== Supplied material ==

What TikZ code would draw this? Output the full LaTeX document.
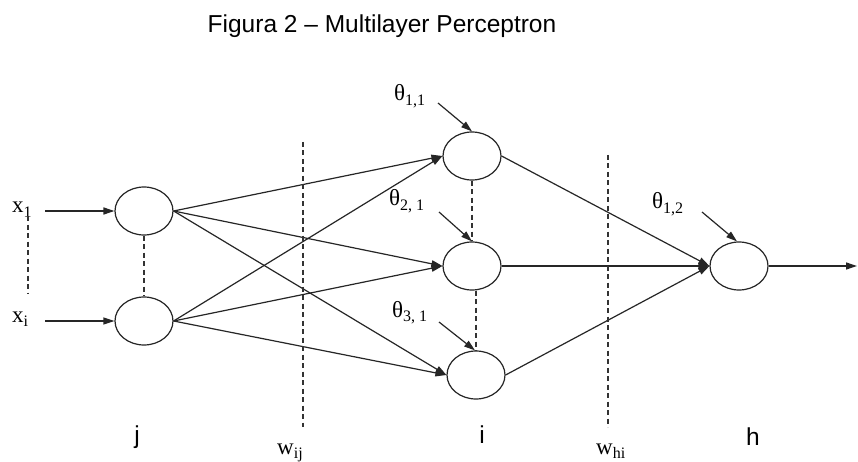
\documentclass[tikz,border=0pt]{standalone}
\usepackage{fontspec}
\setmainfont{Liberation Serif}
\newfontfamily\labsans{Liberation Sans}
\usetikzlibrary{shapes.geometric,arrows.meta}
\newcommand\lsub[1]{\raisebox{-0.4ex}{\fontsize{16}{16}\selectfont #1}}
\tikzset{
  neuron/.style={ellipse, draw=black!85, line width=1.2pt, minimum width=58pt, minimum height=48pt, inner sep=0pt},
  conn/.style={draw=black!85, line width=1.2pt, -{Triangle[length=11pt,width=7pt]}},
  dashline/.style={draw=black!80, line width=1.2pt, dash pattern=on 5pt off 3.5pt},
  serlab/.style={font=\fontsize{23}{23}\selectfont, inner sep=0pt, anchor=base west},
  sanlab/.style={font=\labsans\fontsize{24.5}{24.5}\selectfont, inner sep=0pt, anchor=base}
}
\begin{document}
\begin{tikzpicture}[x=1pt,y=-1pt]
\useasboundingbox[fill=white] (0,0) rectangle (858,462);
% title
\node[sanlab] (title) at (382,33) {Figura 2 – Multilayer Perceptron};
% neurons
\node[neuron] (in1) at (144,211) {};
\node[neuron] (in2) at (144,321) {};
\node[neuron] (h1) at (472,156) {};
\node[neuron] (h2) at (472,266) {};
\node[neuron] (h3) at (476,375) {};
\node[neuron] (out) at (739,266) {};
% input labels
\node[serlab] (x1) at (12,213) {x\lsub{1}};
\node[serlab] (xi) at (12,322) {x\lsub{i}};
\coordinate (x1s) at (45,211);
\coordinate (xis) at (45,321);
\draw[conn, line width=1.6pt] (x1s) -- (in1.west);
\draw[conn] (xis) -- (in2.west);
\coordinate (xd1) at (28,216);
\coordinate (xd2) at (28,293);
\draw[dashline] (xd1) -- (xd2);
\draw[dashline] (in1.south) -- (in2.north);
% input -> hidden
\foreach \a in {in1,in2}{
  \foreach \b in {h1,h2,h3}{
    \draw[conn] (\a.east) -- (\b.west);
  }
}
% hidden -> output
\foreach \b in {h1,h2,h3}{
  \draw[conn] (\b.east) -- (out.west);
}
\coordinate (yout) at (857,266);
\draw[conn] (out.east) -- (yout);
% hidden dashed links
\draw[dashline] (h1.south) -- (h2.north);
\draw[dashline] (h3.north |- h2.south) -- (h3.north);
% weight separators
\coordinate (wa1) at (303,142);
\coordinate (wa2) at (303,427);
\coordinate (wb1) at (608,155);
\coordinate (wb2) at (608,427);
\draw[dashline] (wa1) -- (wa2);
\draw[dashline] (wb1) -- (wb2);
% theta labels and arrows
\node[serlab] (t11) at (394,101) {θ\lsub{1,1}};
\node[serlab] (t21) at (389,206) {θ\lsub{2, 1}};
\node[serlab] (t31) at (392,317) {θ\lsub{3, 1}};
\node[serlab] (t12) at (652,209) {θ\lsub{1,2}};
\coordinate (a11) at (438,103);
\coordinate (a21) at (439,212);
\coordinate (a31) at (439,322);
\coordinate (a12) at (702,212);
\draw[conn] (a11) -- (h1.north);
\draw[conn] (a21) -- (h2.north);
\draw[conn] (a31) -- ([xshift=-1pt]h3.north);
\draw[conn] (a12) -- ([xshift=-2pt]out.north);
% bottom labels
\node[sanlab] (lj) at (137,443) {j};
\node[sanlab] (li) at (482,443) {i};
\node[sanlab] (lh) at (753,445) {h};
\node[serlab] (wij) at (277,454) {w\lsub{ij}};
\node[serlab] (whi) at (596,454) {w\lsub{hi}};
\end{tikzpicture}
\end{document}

===

• Aim
Reproduce all of the material above word for word. Omit the pictures.

• Worked answer
What TikZ code would draw this? Output the full LaTeX document.
\documentclass[tikz,border=0pt]{standalone}
\usepackage{fontspec}
\setmainfont{Liberation Serif}
\newfontfamily\labsans{Liberation Sans}
\usetikzlibrary{shapes.geometric,arrows.meta}
\newcommand\lsub[1]{\raisebox{-0.4ex}{\fontsize{16}{16}\selectfont #1}}
\tikzset{
  neuron/.style={ellipse, draw=black!85, line width=1.2pt, minimum width=58pt, minimum height=48pt, inner sep=0pt},
  conn/.style={draw=black!85, line width=1.2pt, -{Triangle[length=11pt,width=7pt]}},
  dashline/.style={draw=black!80, line width=1.2pt, dash pattern=on 5pt off 3.5pt},
  serlab/.style={font=\fontsize{23}{23}\selectfont, inner sep=0pt, anchor=base west},
  sanlab/.style={font=\labsans\fontsize{24.5}{24.5}\selectfont, inner sep=0pt, anchor=base}
}
\begin{document}
\begin{tikzpicture}[x=1pt,y=-1pt]
\useasboundingbox[fill=white] (0,0) rectangle (858,462);
% title
\node[sanlab] (title) at (382,33) {Figura 2 – Multilayer Perceptron};
% neurons
\node[neuron] (in1) at (144,211) {};
\node[neuron] (in2) at (144,321) {};
\node[neuron] (h1) at (472,156) {};
\node[neuron] (h2) at (472,266) {};
\node[neuron] (h3) at (476,375) {};
\node[neuron] (out) at (739,266) {};
% input labels
\node[serlab] (x1) at (12,213) {x\lsub{1}};
\node[serlab] (xi) at (12,322) {x\lsub{i}};
\coordinate (x1s) at (45,211);
\coordinate (xis) at (45,321);
\draw[conn, line width=1.6pt] (x1s) -- (in1.west);
\draw[conn] (xis) -- (in2.west);
\coordinate (xd1) at (28,216);
\coordinate (xd2) at (28,293);
\draw[dashline] (xd1) -- (xd2);
\draw[dashline] (in1.south) -- (in2.north);
% input -> hidden
\foreach \a in {in1,in2}{
  \foreach \b in {h1,h2,h3}{
    \draw[conn] (\a.east) -- (\b.west);
  }
}
% hidden -> output
\foreach \b in {h1,h2,h3}{
  \draw[conn] (\b.east) -- (out.west);
}
\coordinate (yout) at (857,266);
\draw[conn] (out.east) -- (yout);
% hidden dashed links
\draw[dashline] (h1.south) -- (h2.north);
\draw[dashline] (h3.north |- h2.south) -- (h3.north);
% weight separators
\coordinate (wa1) at (303,142);
\coordinate (wa2) at (303,427);
\coordinate (wb1) at (608,155);
\coordinate (wb2) at (608,427);
\draw[dashline] (wa1) -- (wa2);
\draw[dashline] (wb1) -- (wb2);
% theta labels and arrows
\node[serlab] (t11) at (394,101) {θ\lsub{1,1}};
\node[serlab] (t21) at (389,206) {θ\lsub{2, 1}};
\node[serlab] (t31) at (392,317) {θ\lsub{3, 1}};
\node[serlab] (t12) at (652,209) {θ\lsub{1,2}};
\coordinate (a11) at (438,103);
\coordinate (a21) at (439,212);
\coordinate (a31) at (439,322);
\coordinate (a12) at (702,212);
\draw[conn] (a11) -- (h1.north);
\draw[conn] (a21) -- (h2.north);
\draw[conn] (a31) -- ([xshift=-1pt]h3.north);
\draw[conn] (a12) -- ([xshift=-2pt]out.north);
% bottom labels
\node[sanlab] (lj) at (137,443) {j};
\node[sanlab] (li) at (482,443) {i};
\node[sanlab] (lh) at (753,445) {h};
\node[serlab] (wij) at (277,454) {w\lsub{ij}};
\node[serlab] (whi) at (596,454) {w\lsub{hi}};
\end{tikzpicture}
\end{document}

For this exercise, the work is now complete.